Sartrean existentialism sexually distributes facilities:

…for men, freedom and the innate power to continuously transcend themselves; for women, the natural tendency to let themselves to be confined in immanence and to be treated as objects by men.

49
The opposition between a passively endured destiny and a sovereignly decided project corresponds poorly to the act of giving life, which is simultaneously the effect of both a natural imperative (what was previously called an instinct) and a deliberate project involving a choice.

[Hence, the male notion of unencumbered choice does not apply, nor its implied conception of freedom.]

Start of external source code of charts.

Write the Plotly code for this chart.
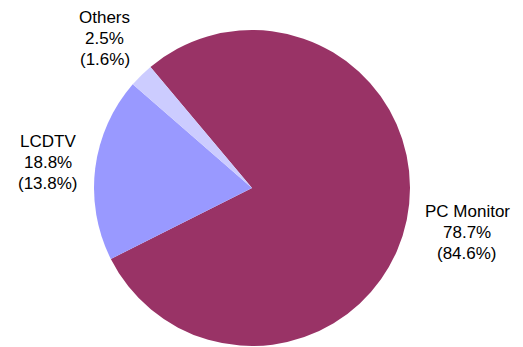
import math
import plotly.graph_objects as go

categories = ["PC Monitor", "LCDTV", "Others"]
shares = [78.7, 18.8, 2.5]
prev_shares = [84.6, 13.8, 1.6]
colors = ["#993366", "#9999FF", "#CCCCFF"]

# page has an 8px body margin; figure sized to fill the rest of the window
OFF = 8
W, H = 523 - OFF, 347 - OFF
cx, cy, r = 252 - OFF, 188 - OFF, 158
rotation = 320
label_dist = [220, 206, 210]
line_gap = 21

fig = go.Figure(go.Pie(
    labels=categories,
    values=shares,
    sort=False,
    direction="clockwise",
    rotation=rotation,
    marker=dict(colors=colors, line=dict(width=0)),
    textinfo="none",
    hoverinfo="label+percent",
    showlegend=False,
    domain=dict(x=[(cx - r) / W, (cx + r) / W], y=[max(0, 1 - (cy + r) / H), 1 - (cy - r) / H]),
))

total = sum(shares)
acc = 0.0
annotations = []
for cat, v, pv, d in zip(categories, shares, prev_shares, label_dist):
    mid = math.radians(rotation + (acc + v / 2) / total * 360)
    acc += v
    px = cx + d * math.sin(mid)
    py = cy - d * math.cos(mid)
    lines = [cat, f"{v:.1f}%", f"({pv:.1f}%)"]
    for i, t in enumerate(lines):
        annotations.append(dict(
            x=px / W, y=1 - py / H, xref="paper", yref="paper",
            yshift=-(i - 1) * line_gap,
            text=t,
            showarrow=False, xanchor="center", yanchor="middle", align="center",
            borderpad=0,
            font=dict(family="Liberation Sans, Arial, sans-serif", size=17, color="#000000"),
        ))

fig.update_layout(
    width=W, height=H,
    margin=dict(l=0, r=0, t=0, b=0),
    paper_bgcolor="white", plot_bgcolor="white",
    annotations=annotations,
)
fig.write_html("out.html")
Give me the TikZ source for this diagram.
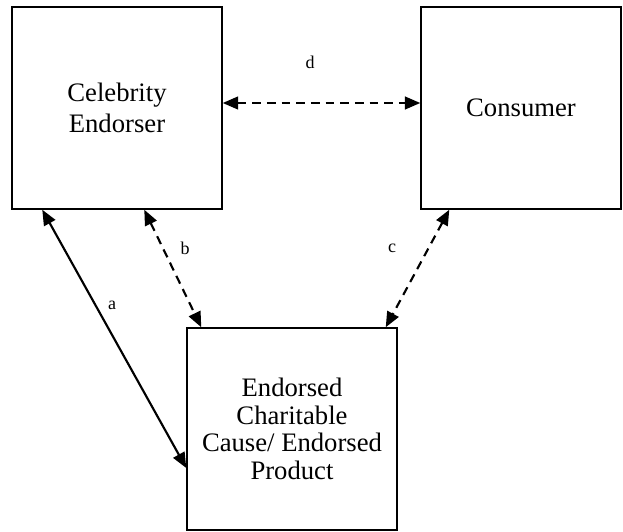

It is a natural event, because, even if one desires it, provokes it, or helps nature, it is naturally part of the program of the species, the program of life. It is also a call to responsibility, because what ‘happens’ with this event is an existence which is neither physically nor morally sufficient, one that must be expressed not in ‘its supreme truth’ but, rather, as the possibility of a meaning. This meaning is never already constituted or immanent, nor is it a matter of a sovereign, solitary decision of an individual; it is sought after in an effort of sharing. It is the effect of the human desire to live with another, to make the other an end and not a means. To give life, for a woman as for a man, cannot be reduced to the fact of enduring, whether you like it or not, the destiny of a species that is doomed to ‘reproduce itself’ and that charges woman with the bulk of this task.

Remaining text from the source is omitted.